Of the Americans, Carlyle complained that they dislike the coldness and exclusiveness of the English, and run away to France, and go with their countrymen, and are amused, instead of manfully staying in London,

confronting Englishmen, and acquiring their culture, who have really so much to teach them."

If we may put faith in a tithe of what Carlyle was wont to say and write in those days, Englishmen, or at least the London species of Englishmen, had very little to teach which it was worth anybody's while to take the trouble to learn. He seems to have spoken, as was often the case with him, the things which lay nearest the tip of his tongue, without taking much heed as to whether it was truth or caricature. Emerson responded with that earnestness and sincerity of which he never lost sight.

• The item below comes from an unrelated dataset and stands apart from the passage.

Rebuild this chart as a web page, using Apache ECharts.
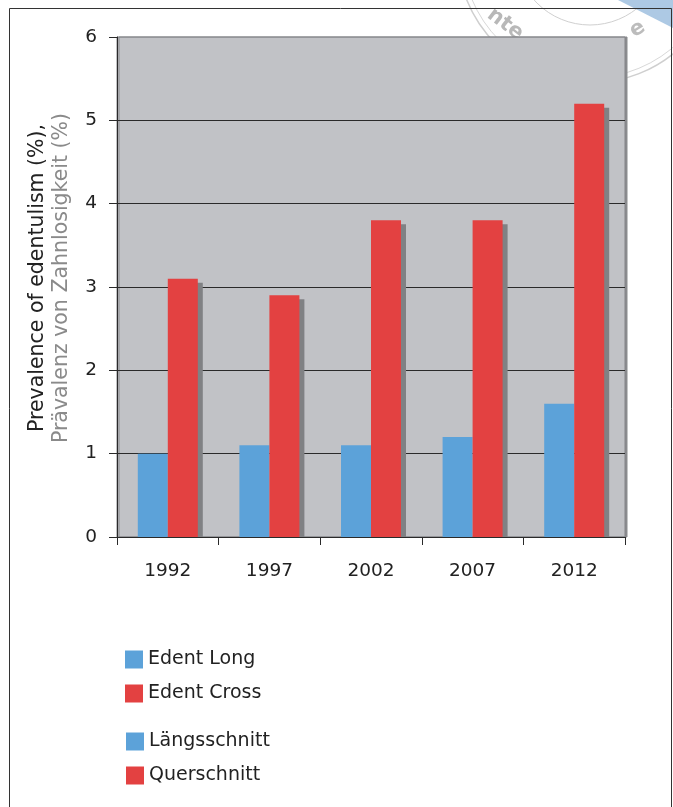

"I told Carlyle that I was easily dazzled, and was accustomed to concede readily all that an Englishman would ask. I see everywhere in this country proofs of sense and spirit, and success of every sort. I like the people. They are as good as they are handsome. They have everything, and can do everything. But meantime I surely know that, as soon as I return to Massachusetts, I shall lapse into the feeling, which the geography of America inevitably inspires, that we play the game with immense advantage; that there, and not here, is the seat and center of the English race; and that no skill or activity can long compete with the prodigious natural advantages of that country, in the hands of the same race; and that England, an old and exhausted country, must be contented, like other parents, to be strong only in her children."